What you need to do:
All of the data that follows should be retyped exactly, please, except the pictures.

Given data:

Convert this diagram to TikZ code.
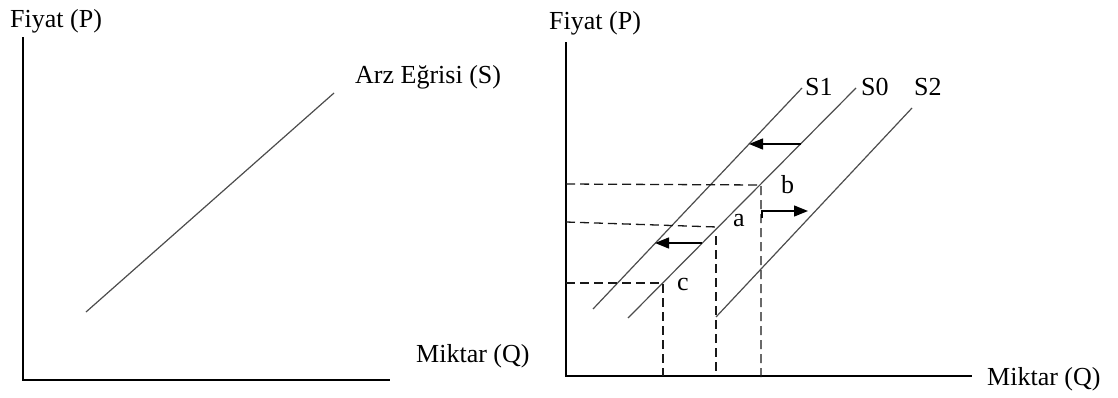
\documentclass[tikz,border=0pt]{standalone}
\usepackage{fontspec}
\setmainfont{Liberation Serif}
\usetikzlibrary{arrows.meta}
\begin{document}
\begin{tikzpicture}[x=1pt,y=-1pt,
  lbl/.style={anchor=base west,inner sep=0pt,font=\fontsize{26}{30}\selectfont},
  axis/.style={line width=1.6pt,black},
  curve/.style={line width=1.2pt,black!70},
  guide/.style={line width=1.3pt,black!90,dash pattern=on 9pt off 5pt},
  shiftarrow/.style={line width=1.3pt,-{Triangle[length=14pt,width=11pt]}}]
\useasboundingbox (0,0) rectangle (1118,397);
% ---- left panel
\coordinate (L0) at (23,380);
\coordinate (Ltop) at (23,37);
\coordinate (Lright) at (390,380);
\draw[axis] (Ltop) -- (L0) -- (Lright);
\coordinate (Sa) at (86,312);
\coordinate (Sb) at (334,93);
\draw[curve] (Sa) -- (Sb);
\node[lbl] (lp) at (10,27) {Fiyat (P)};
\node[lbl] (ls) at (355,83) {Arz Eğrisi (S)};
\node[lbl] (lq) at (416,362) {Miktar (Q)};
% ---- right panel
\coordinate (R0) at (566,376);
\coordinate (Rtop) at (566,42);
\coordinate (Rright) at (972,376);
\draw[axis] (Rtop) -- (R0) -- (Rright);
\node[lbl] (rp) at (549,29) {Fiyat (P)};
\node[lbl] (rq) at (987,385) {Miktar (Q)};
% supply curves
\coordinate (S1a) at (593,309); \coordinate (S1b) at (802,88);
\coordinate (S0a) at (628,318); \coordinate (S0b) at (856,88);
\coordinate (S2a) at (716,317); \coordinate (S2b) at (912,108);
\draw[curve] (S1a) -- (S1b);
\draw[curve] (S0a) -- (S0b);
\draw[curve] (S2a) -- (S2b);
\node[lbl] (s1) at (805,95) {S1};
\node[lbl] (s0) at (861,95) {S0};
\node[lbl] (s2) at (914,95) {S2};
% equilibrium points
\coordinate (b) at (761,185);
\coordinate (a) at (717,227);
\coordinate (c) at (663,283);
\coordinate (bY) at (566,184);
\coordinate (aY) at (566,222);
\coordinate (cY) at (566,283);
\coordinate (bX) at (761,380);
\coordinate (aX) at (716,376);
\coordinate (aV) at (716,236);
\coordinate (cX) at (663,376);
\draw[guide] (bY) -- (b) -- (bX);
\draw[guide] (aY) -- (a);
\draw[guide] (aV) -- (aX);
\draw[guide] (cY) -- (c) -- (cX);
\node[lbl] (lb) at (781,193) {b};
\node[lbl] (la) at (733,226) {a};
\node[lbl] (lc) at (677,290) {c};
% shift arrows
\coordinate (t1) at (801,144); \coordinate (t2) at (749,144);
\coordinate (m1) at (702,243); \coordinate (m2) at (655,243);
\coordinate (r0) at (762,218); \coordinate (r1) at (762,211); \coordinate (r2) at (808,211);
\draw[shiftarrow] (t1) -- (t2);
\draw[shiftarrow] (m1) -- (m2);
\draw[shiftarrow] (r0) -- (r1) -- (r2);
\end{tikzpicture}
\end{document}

Exercise solution:
Convert this diagram to TikZ code.
\documentclass[tikz,border=0pt]{standalone}
\usepackage{fontspec}
\setmainfont{Liberation Serif}
\usetikzlibrary{arrows.meta}
\begin{document}
\begin{tikzpicture}[x=1pt,y=-1pt,
  lbl/.style={anchor=base west,inner sep=0pt,font=\fontsize{26}{30}\selectfont},
  axis/.style={line width=1.6pt,black},
  curve/.style={line width=1.2pt,black!70},
  guide/.style={line width=1.3pt,black!90,dash pattern=on 9pt off 5pt},
  shiftarrow/.style={line width=1.3pt,-{Triangle[length=14pt,width=11pt]}}]
\useasboundingbox (0,0) rectangle (1118,397);
% ---- left panel
\coordinate (L0) at (23,380);
\coordinate (Ltop) at (23,37);
\coordinate (Lright) at (390,380);
\draw[axis] (Ltop) -- (L0) -- (Lright);
\coordinate (Sa) at (86,312);
\coordinate (Sb) at (334,93);
\draw[curve] (Sa) -- (Sb);
\node[lbl] (lp) at (10,27) {Fiyat (P)};
\node[lbl] (ls) at (355,83) {Arz Eğrisi (S)};
\node[lbl] (lq) at (416,362) {Miktar (Q)};
% ---- right panel
\coordinate (R0) at (566,376);
\coordinate (Rtop) at (566,42);
\coordinate (Rright) at (972,376);
\draw[axis] (Rtop) -- (R0) -- (Rright);
\node[lbl] (rp) at (549,29) {Fiyat (P)};
\node[lbl] (rq) at (987,385) {Miktar (Q)};
% supply curves
\coordinate (S1a) at (593,309); \coordinate (S1b) at (802,88);
\coordinate (S0a) at (628,318); \coordinate (S0b) at (856,88);
\coordinate (S2a) at (716,317); \coordinate (S2b) at (912,108);
\draw[curve] (S1a) -- (S1b);
\draw[curve] (S0a) -- (S0b);
\draw[curve] (S2a) -- (S2b);
\node[lbl] (s1) at (805,95) {S1};
\node[lbl] (s0) at (861,95) {S0};
\node[lbl] (s2) at (914,95) {S2};
% equilibrium points
\coordinate (b) at (761,185);
\coordinate (a) at (717,227);
\coordinate (c) at (663,283);
\coordinate (bY) at (566,184);
\coordinate (aY) at (566,222);
\coordinate (cY) at (566,283);
\coordinate (bX) at (761,380);
\coordinate (aX) at (716,376);
\coordinate (aV) at (716,236);
\coordinate (cX) at (663,376);
\draw[guide] (bY) -- (b) -- (bX);
\draw[guide] (aY) -- (a);
\draw[guide] (aV) -- (aX);
\draw[guide] (cY) -- (c) -- (cX);
\node[lbl] (lb) at (781,193) {b};
\node[lbl] (la) at (733,226) {a};
\node[lbl] (lc) at (677,290) {c};
% shift arrows
\coordinate (t1) at (801,144); \coordinate (t2) at (749,144);
\coordinate (m1) at (702,243); \coordinate (m2) at (655,243);
\coordinate (r0) at (762,218); \coordinate (r1) at (762,211); \coordinate (r2) at (808,211);
\draw[shiftarrow] (t1) -- (t2);
\draw[shiftarrow] (m1) -- (m2);
\draw[shiftarrow] (r0) -- (r1) -- (r2);
\end{tikzpicture}
\end{document}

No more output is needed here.